Mr Ma is the first of the founding generation of China’s new private-sector giants to declare such a personal transition. His example and how Alibaba
moves on after he gives up the reins will set an unavoidable precedent for a corporate culture that has little or no institutional heritage to call on to manage such affairs. Thus the transition process will have an impact even larger than otherwise. The question is whether in China’s personality-driven economy, the company will manage to thrive after Mr Ma’s exit from active management — or even if the co-founder himself will be forced to retain control in some indirect way. Of course, Mr Ma will remain Alibaba’s most influential shareholder — he exerts disproportionate control over the company thanks to dual-class shares. Alibaba
itself has a strong and largely admired leadership team even without Mr Ma, who stepped down as CEO in 2013 while staying as executive chairman. The ownership structure, with 36 partners in control, is controversial but Mr Ma has argued that it provides stability at times like these — an argument ironically similar to that made about the collective control that defined Beijing in the era before Mr Xi. The company is of course no longer just in e-commerce — it has ventured into cloud computing and digital payments and is a big investor, including in the Indian economy. It’s clear that Alibaba
has the best chance of most Chinese companies to work out a sensible succession. If so, Mr Ma’s example will be a big positive for the Chinese private sector going forward.

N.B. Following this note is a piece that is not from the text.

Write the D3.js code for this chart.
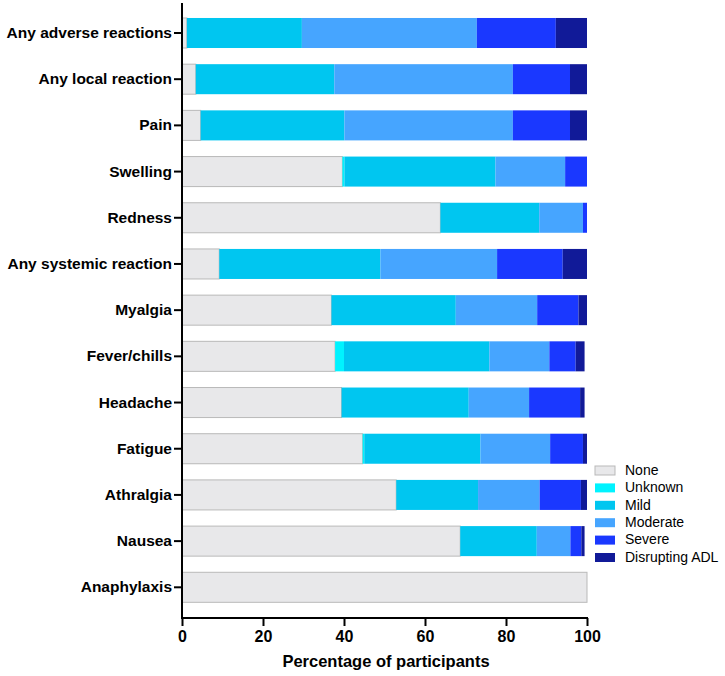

Yet others question whether this is in fact Mr Ma’s way of backing away from an apparently inevitable confrontation from the only man in China better-known than he is, Xi Jinping — who has sought to expand state control in recent years over the unruly private sector. Mr Ma raised eyebrows through his defiance of some unwritten protocols in the past. For example, he listed Alibaba
in the United States, and met Donald Trump when he was still president-elect to assure him that Chinese business would bring a million jobs to America. This too must be watched: Beijing is still working towards an acceptance or an accommodation of the private sector that it now needs to fuel the economic growth that is the source of the Communist Party’s control. If it emerges Mr Ma is strategically retreating from a confrontation, then worries about this relationship will grow.